Bosnian Church - Bosnian Church Scholarship

Bosnian Church Scholarship

The phenomenon of Bosnian medieval Christians has been attracting scholars' attention for centuries, but it was not until the latter half of the 19th century that the most important monograph on the subject, "Bogomili i Patareni" (Bogomils and Patarens), 1870, by eminent Croatian historian Franjo Rački, had been published. Rački argued that the Bosnian Church was essentially Gnostic and Manichaean in nature. This interpretation has been accepted, expanded and elaborated upon by a host of later historians, most prominent among them being Dominik Mandić, Sima Ćirković, Vladimir Ćorović, Miroslav Brandt and Franjo Šanjek.
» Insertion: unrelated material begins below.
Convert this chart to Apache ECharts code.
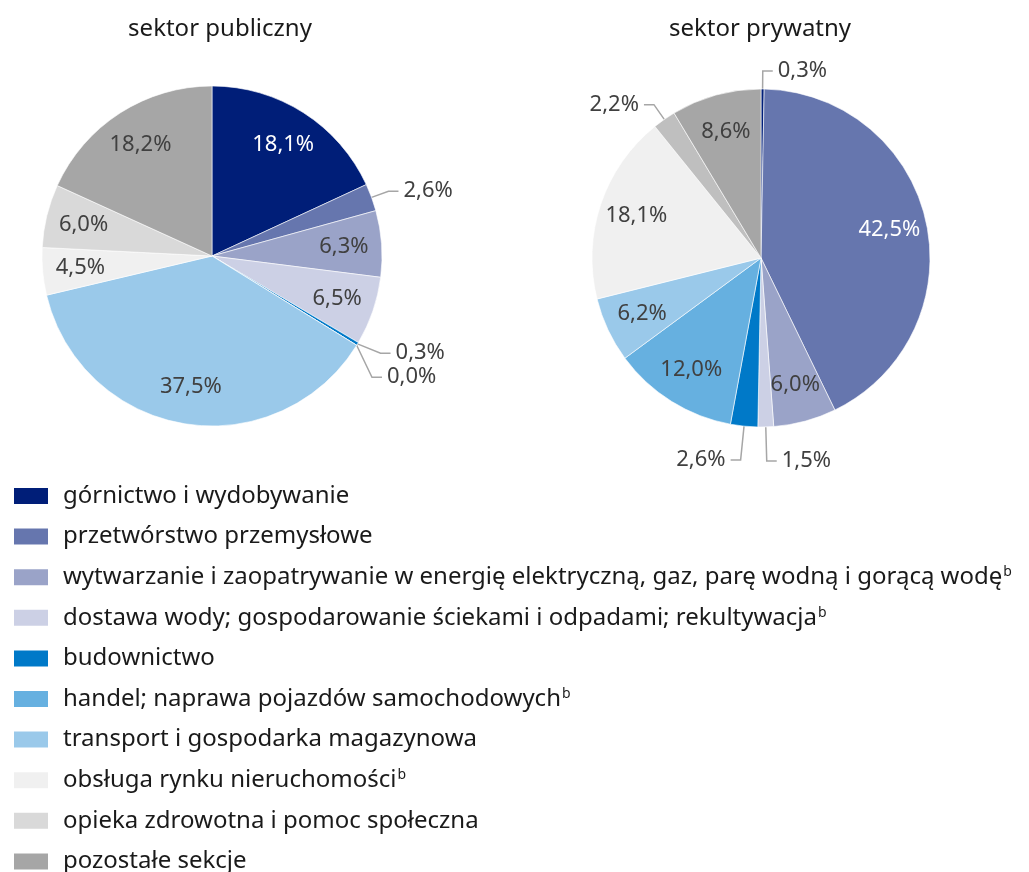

However, a number of other historians (Leon Petrović, Jaroslav Šidak, Dragoljub Dragojlović, Dubravko Lovrenović, and Noel Malcolm) stressed theologically the impeccably orthodox character of Bosnian Christian writings and claimed that for the explanation of this phenomenon suffices the relative isolation of Bosnian Christianity, which retained many archaic traits predating the East-West Schism in 1054.

On the other hand, the American historian of the Balkans, prof. John Fine, does not believe in the dualism of the Bosnian Church at all. Though he represents his theory as a "new interpretation of the Bosnian Church", his view is very close to J. Šidak's early theory and several other scholars before him. He believes that there could well have been heretical groups alongside of the Bosnian Church, however, the church itself was Catholic.